The sociologists are not unanimous on the issue of crises. Economics is unique in this sense, it has been studying crises since the late 19th century [de Soto, 2009].

However, according to K. Borchardt, many economists do not view this phenomenon as something unusual, due to the frequent nature of crises in the capitalist economy. From the perspective of cyclic development the crisis seems to be something that, in essence, is “as normal” as every other phase of the cycle [Borchardt, 1992: 95].

In addition, many theorists consider them healthy, as the subsequent process can transfer to a new upward phase, state of affairs. In that context there was the only exception– the 1929 world economic crisis, which differed from its predecessors and had unprecedented destructive consequences [Smiley, 2009; Vodi c ka, 2009]. Borchardt warns against exaggerated optimism and hope for the functionality of economic crises. He emphasizes the necessity to study crises for the “adjustment of structural dissonance” [Borchardt, 1992: 104].

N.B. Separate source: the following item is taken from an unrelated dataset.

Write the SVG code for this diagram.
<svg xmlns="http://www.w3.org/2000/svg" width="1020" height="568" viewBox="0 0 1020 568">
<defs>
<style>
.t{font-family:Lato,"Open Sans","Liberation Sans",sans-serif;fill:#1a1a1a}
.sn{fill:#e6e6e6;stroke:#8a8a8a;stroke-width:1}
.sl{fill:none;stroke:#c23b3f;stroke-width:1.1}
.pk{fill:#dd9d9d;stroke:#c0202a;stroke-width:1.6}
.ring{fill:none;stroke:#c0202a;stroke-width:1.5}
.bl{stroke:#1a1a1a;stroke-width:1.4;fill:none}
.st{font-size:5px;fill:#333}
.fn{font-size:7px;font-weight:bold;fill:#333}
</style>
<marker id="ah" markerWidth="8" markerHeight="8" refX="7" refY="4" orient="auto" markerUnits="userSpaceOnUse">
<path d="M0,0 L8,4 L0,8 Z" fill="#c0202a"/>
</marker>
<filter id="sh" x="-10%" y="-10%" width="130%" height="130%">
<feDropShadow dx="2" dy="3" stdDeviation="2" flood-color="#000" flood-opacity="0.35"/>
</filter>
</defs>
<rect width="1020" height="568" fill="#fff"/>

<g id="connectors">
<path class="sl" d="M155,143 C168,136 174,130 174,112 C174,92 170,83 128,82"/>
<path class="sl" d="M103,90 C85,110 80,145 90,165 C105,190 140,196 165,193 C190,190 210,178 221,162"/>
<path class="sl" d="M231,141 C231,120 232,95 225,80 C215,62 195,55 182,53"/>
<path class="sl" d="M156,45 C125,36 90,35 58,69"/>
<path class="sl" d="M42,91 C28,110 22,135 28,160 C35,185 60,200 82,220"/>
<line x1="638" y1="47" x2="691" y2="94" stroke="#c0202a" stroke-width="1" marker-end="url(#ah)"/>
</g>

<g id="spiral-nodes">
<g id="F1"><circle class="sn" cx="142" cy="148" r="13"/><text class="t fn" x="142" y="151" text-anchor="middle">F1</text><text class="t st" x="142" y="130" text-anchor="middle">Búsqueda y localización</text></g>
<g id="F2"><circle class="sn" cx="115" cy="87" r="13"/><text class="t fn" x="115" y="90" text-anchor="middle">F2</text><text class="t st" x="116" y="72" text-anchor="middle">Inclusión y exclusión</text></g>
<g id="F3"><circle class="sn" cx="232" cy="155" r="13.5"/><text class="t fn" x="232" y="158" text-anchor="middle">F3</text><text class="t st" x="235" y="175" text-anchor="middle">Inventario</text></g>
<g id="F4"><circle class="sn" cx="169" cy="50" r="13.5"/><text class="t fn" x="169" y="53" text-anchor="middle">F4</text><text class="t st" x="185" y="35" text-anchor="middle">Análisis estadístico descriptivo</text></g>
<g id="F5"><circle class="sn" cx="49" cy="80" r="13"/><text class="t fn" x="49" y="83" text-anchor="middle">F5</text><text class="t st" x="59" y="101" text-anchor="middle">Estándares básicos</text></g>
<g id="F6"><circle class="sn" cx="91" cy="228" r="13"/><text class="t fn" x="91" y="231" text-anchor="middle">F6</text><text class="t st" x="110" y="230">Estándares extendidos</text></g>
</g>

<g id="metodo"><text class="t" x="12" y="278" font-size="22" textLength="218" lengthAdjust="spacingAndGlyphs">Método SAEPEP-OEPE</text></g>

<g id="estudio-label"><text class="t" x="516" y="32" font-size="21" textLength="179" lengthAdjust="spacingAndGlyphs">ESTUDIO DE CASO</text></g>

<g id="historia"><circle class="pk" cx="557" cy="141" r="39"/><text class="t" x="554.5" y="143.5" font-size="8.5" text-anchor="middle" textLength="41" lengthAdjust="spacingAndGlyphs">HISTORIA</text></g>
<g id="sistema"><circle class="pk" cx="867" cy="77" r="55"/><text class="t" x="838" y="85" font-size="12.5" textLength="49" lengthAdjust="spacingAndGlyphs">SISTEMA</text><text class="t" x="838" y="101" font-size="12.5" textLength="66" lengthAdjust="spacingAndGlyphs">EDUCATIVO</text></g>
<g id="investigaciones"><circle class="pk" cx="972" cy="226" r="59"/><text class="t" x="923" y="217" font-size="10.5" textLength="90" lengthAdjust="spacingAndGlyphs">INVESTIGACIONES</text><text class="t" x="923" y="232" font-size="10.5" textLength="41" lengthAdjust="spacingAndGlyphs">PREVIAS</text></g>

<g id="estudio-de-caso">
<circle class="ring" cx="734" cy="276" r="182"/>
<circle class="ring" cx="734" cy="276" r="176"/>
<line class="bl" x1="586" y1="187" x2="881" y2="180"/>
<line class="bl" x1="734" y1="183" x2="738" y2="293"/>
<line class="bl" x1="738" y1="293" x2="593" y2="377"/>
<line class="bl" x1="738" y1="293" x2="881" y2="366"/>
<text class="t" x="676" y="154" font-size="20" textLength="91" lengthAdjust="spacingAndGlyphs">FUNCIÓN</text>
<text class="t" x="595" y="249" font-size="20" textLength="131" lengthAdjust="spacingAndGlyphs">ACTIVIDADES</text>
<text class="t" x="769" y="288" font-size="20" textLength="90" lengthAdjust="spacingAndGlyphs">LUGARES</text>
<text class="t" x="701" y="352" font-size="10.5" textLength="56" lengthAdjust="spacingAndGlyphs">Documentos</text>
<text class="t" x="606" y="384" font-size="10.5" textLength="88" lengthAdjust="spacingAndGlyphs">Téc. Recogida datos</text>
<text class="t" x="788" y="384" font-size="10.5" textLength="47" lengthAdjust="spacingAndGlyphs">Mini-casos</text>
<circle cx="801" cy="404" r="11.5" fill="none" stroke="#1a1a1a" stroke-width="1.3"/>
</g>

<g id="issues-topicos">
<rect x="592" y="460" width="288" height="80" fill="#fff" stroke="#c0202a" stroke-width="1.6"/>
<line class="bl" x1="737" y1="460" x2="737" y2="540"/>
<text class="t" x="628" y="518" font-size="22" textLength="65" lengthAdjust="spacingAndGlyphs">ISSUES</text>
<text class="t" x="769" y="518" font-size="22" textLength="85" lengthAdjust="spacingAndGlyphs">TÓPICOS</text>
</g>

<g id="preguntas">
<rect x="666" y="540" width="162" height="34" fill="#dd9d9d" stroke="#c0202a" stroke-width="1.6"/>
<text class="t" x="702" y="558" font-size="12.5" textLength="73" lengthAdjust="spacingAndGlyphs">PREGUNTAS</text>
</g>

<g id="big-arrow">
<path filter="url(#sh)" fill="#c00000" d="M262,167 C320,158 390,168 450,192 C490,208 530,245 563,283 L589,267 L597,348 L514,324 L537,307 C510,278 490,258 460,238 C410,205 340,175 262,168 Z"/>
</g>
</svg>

In this regard, today the key issue is how much attention should be given to modern manifestations of the economic crisis [Foster – Magdoff, 2009; Varoufakis, 2013; Lynn, 2013]. Does it entail one of many descending phases within the recurring economic cycles? Or is the crisis nature different, more profound and meaningful? P. Robejsek believes that the recent financial industry crisis has been only “intermission in the growing global crisis”.

To support this thesis he advances 4 important reasons:

  • 1.    There is an increasing trend to create too large economic units (conglomerate firms) for democratic management.

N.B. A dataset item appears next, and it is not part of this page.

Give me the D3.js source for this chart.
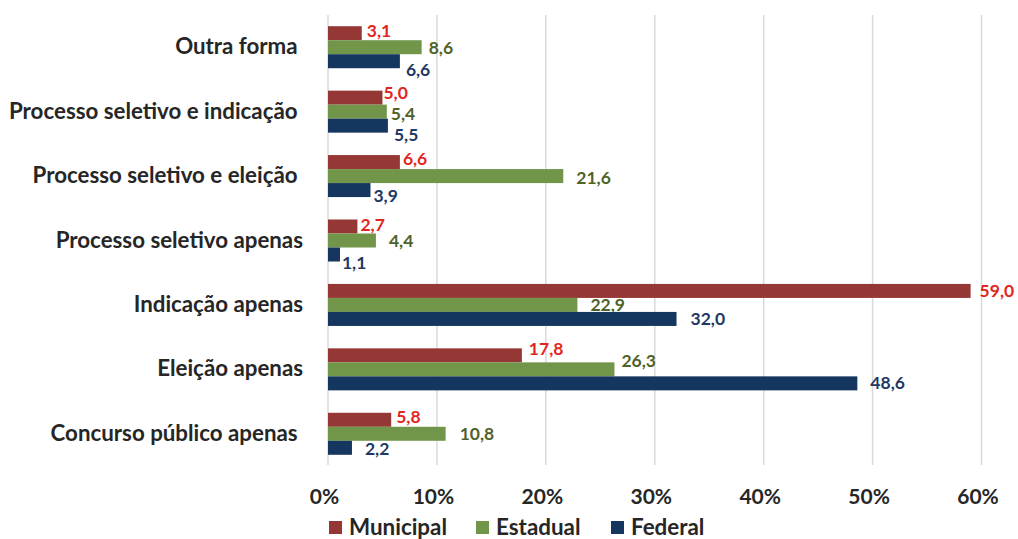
<!DOCTYPE html>
<html>
<head>
<meta charset="utf-8">
<script src="https://cdn.jsdelivr.net/npm/d3@7"></script>
<style>
  html, body { margin: 0; padding: 0; background: #ffffff; }
  svg { display: block; }
  text { font-family: Lato, "Open Sans", sans-serif; font-weight: 700; }
</style>
</head>
<body>
<svg id="chart" width="1018" height="539"></svg>
<script>
// Categories, top to bottom (some names carry a trailing space)
const categories = [
  "Outra forma ",
  "Processo seletivo e indicação ",
  "Processo seletivo e eleição ",
  "Processo seletivo apenas",
  "Indicação apenas",
  "Eleição apenas",
  "Concurso público apenas "
];
const seriesNames = ["Municipal", "Estadual", "Federal"];
const municipal = [3.1, 5.0, 6.6, 2.7, 59.0, 17.8, 5.8];
const estadual  = [8.6, 5.4, 21.6, 4.4, 22.9, 26.3, 10.8];
const federal   = [6.6, 5.5, 3.9, 1.1, 32.0, 48.6, 2.2];
const xTicks = [0, 10, 20, 30, 40, 50, 60];

// Label placement tweaks: gap after the bar end and vertical shift (px)
const labelGap = {
  Municipal: [5, 1, 3, 3, 9, 7, 5],
  Estadual:  [7, 4, 13, 13, 13, 7, 14],
  Federal:   [6, 6, 3, 2, 14, 13, 13]
};
const labelShift = {
  Municipal: [-2, -4.5, -3.5, -2, 0, -6, -3],
  Estadual:  [1, 2, 1.5, 0, 0, -8, 0],
  Federal:   [9, 9, 6, 8, 0, 0, 1]
};

const barColor = { Municipal: "#953735", Estadual: "#71964a", Federal: "#14365f" };
const textColor = { Municipal: "#e2261e", Estadual: "#4f6228", Federal: "#1f3864" };
const values = { Municipal: municipal, Estadual: estadual, Federal: federal };

const svg = d3.select("#chart");

const x = d3.scaleLinear().domain([0, 60]).range([328, 981.5]);
const y = d3.scaleBand().domain(categories).range([15, 466])
  .paddingInner(0.348).paddingOuter(0.174);
const ySub = d3.scaleBand().domain(seriesNames).range([0, y.bandwidth()]);

// Vertical gridlines
svg.append("g")
  .selectAll("line")
  .data(xTicks)
  .join("line")
  .attr("x1", d => x(d)).attr("x2", d => x(d))
  .attr("y1", 15).attr("y2", 465)
  .attr("stroke", "#d9d9d9")
  .attr("stroke-width", 1.5);

// X axis tick labels
const xAxis = d3.axisBottom(x).tickValues(xTicks).tickFormat(d => d + "%").tickSize(0).tickPadding(0);
const gx = svg.append("g").attr("transform", "translate(-4,497)").call(xAxis);
gx.select(".domain").remove();
gx.selectAll("text")
  .attr("dy", "0.35em")
  .attr("y", 0)
  .style("font-family", "Lato, sans-serif")
  .style("font-weight", "700")
  .style("font-size", "21px")
  .attr("fill", "#262626");

// Category labels
const yAxis = d3.axisLeft(y).tickSize(0).tickPadding(0);
const gy = svg.append("g").attr("transform", "translate(303,0)").call(yAxis);
gy.select(".domain").remove();
gy.selectAll("text")
  .style("font-family", "Lato, sans-serif")
  .style("font-weight", "700")
  .style("font-size", "22.3px")
  .style("white-space", "pre")
  .attr("fill", "#262626");

// Bars and value labels
const groups = svg.append("g")
  .selectAll("g")
  .data(categories)
  .join("g")
  .attr("transform", d => `translate(0,${y(d)})`);

groups.each(function(cat, i) {
  const g = d3.select(this);
  seriesNames.forEach(s => {
    const v = values[s][i];
    g.append("rect")
      .attr("x", x(0))
      .attr("y", ySub(s))
      .attr("width", x(v) - x(0))
      .attr("height", ySub.bandwidth())
      .attr("fill", barColor[s]);
    g.append("text")
      .attr("x", x(v) + labelGap[s][i])
      .attr("y", ySub(s) + ySub.bandwidth() / 2 + labelShift[s][i])
      .attr("dy", "0.35em")
      .attr("fill", textColor[s])
      .style("font-size", "17.5px")
      .text(d3.format(".1f")(v).replace(".", ","));
  });
});

// Legend
const legendPos = [329, 476, 611];
const legend = svg.append("g")
  .selectAll("g")
  .data(seriesNames)
  .join("g")
  .attr("transform", (d, i) => `translate(${legendPos[i]},521)`);
legend.append("rect")
  .attr("width", 13).attr("height", 13)
  .attr("fill", d => barColor[d]);
legend.append("text")
  .attr("x", 20).attr("y", 6.5).attr("dy", "0.35em")
  .attr("fill", "#262626")
  .style("font-size", "22.4px")
  .text(d => d);
</script>
</body>
</html>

  • 2.    Today authoritarian regimes “can promote its economic potential more effectively than western democracies”.

  • 3.    In the developed western countries “for a long time there has been a decrease in the number of jobs that will feed on average gifted people”, who, thus, lose hope for the preservation of existing living standards.

  • 4.    “Developing countries can achieve western levels of prosperity neither through division of labor, nor through developed economies” [Robej s ek, 2010: 38-41].

Immanuel Wallerstein, Randall Collins, Michael Mann, George Derluguian and Craig Calhoun [Wallerstein - Collins -Mann - Derluguian - Calhoun, 2013: 163-192] are even more radical in their forecasts. These authors state that in the modern world the light is at the end of the middle-term historical phase, which goes back to the 1970s crisis. They agree that we have entered into a stormy and dark period of history, which will last for several decades and can lead to significant structural changes worldwide. They believe that there are three development alternatives as a minimum: one of them is an ultimate crisis of capitalism as a world system; the second is a decline of the capitalist hegemons and their replacement with new ones; the third alternative is a global environmental shock, causing other subsequent changes [ibidem: 178].

According to the authors’ data, it can be expected that the systemic crisis of such scale will bring destruction and encourage violent actions.

So, it is high time to think about the possibilities of collective strategies in order to address the challenge and prevent violent acts.

Let us add that these opinions represent only some forecasts, which are discussed nowadays. These forecasts are often different in concrete aspects, but many of them suggest that the problems of today are obviously deeper than we often admit. And this can be dangerous: if the modern phase of modernity development is associated with the premise of reflexivity (reflexive modernization), the insufficient and inadequate reflection of the processes can contribute to the fact that the crisis can become a warning of break-up, i.e. collapse.